Qira, Kifl Hars, Zeita


Our purpose was to visit some of the villages we’re familiar with, where there are people we talk with regularly or where we have ongoing activities and where we haven’t been since Ramadan, before the war.

We wanted to find out how they are, tell them how badly we feel about the terrible events of the war in Gaza and also about what happened on the West Bank and express our support for them and for all the Palestinians.

We determined in advance whether they could meet.


10:15  Qira.  After a few minutes a number of women had gathered in the club, including both coordinators.  They all welcomed us, as usual.  They were particularly pleased to see Sally-Ann, who’d led the movement and dance group for more than a year and had developed personal ties with some of them.  Rikki helped the conversation (in Arabic) and Na., the young coordinator helped with her excellent English; we spoke about personal topics and about the war.

We expressed our sympathy and told them we’d participated in demonstrations and protests against the war.  They’d seen them on television and also knew about the attacks on the demonstrators by right-wingers.  We were all sorry we hadn’t more influence.

They told us that some women with relatives in Gaza were terribly anxious throughout the war, fearing for them.  N., the older coordinator, said her four sons had volunteered with the Red Crescent at demonstrations at Qalandiya during the war.  All four were injured by the army even though their dress identified them as volunteers.  Now they’re alright.


In general, they said, since there are no settlements near the village, they’re not harassed, but they noted other villages who’ve suffered because of the settlers and because of sewage flowing on their lands, among them Brukin, Kufr a-Diq, Bani Zar, Kufr Eyn and others.


They responded happily when we asked whether they want us to continue our activities.  They want to continue learning English, and they very much want to continue the movement and yoga classes.  They suggested beginning again after the olive harvest.  We promised to return and also try to join in the harvest.


11:30  Kifl Hars.  We visited our friend A.  We spoke a bit here also about the war, and about the situation, and expressed our anger and sympathy.  He knows Israel very well and always speaks very moderately.  Today he said (in Hebrew), without going into much detail, “We thought we could manage to live side by side, but evil people decide what will happen”.

He said that during the war the army didn’t enter the village and people weren’t arrested (as sometimes happens there).
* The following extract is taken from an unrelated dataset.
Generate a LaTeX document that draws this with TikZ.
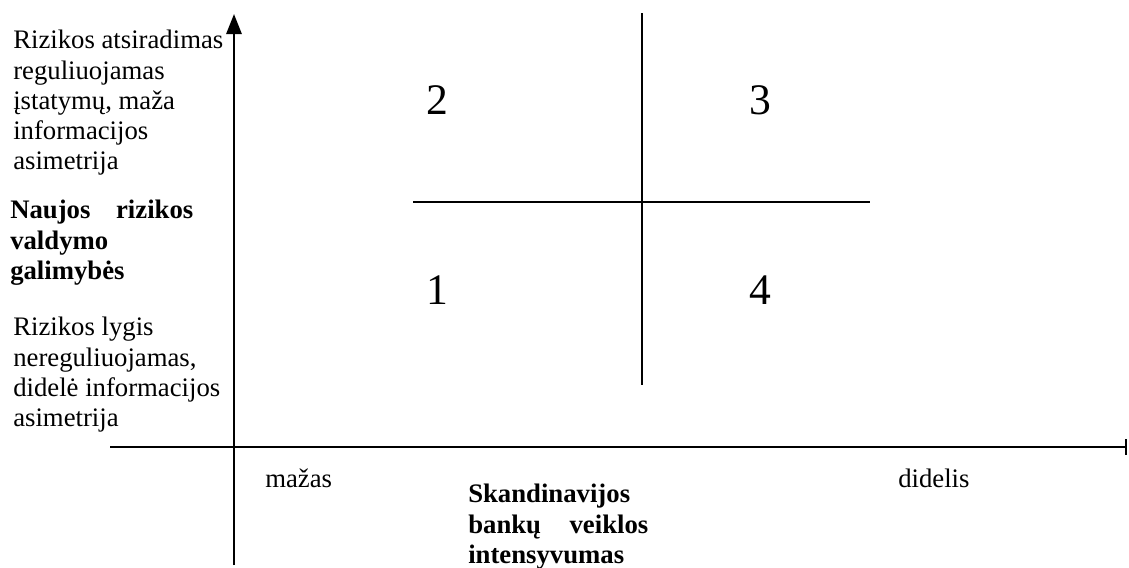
\documentclass[tikz,border=0pt]{standalone}
\usepackage{fontspec}
\setmainfont{Liberation Serif}
\usepackage{tikz}
\usetikzlibrary{arrows.meta,positioning}

\begin{document}
\begin{tikzpicture}[x=0.025cm,y=-0.025cm,
  every node/.style={font=\fontsize{19pt}{21.5pt}\selectfont,inner sep=0pt,align=left},
  axisline/.style={line width=1.6pt,black},
  quadnum/.style={font=\fontsize{31pt}{36pt}\selectfont}]
  \useasboundingbox (0,0) rectangle (1129,567);
  % axes
  \coordinate (ybot) at (234,565);
  \coordinate (ytop) at (234,14);
  \coordinate (xleft) at (110,447);
  \coordinate (xright) at (1127,447);
  \draw[axisline,-{Triangle[length=0.5cm,width=0.38cm]}] (ybot) -- (ytop);
  \draw[axisline,-{Bar[width=0.4cm]}] (xleft) -- (xright);
  % quadrant cross
  \coordinate (vtop) at (642,13);
  \coordinate (vbot) at (642,385);
  \coordinate (hleft) at (413,202);
  \coordinate (hright) at (870,202);
  \draw[axisline] (vtop) -- (vbot);
  \draw[axisline] (hleft) -- (hright);
  % quadrant numbers
  \node[quadnum] (q2) at (437,100) {2};
  \node[quadnum] (q3) at (760,100) {3};
  \node[quadnum] (q1) at (437,290) {1};
  \node[quadnum] (q4) at (760,290) {4};
  % y-axis labels
  \node[anchor=north west] (yhigh) at (13,30) {Rizikos atsiradimas\\reguliuojamas\\įstatymų, maža\\informacijos\\asimetrija};
  \node[anchor=north west,font=\fontsize{19pt}{21.5pt}\selectfont\bfseries] (ytitle) at (10,200) {\makebox[4.575cm][s]{Naujos rizikos}\\valdymo\\galimybės};
  \node[anchor=north west] (ylow) at (13,317) {Rizikos lygis\\nereguliuojamas,\\didelė informacijos\\asimetrija};
  % x-axis labels
  \node[anchor=base west] (xlow) at (265,487) {mažas};
  \node[anchor=base west] (xhigh) at (898,487) {didelis};
  \node[anchor=north west,font=\fontsize{19pt}{21.5pt}\selectfont\bfseries] (xtitle) at (468,484) {Skandinavijos\\\makebox[4.5cm][s]{bankų veiklos}\\intensyvumas};
\end{tikzpicture}
\end{document}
12:00  Zeita.  We’d particularly intended to meet F., our pupil, who’d just given birth to her eighth child, Muhammad, and see the kindergarten M., another of our pupils, had opened at the beginning of the school year.  But because we ran out of time we only visited F.  Some women were also visiting and we didn’t talk about other things.


Our general impression was that the mood in the villages was not great.  The localities and the roads seem poorer, the people more disconsolate.


12:40  We started back.  A military jeep was parked on the road up to Hars.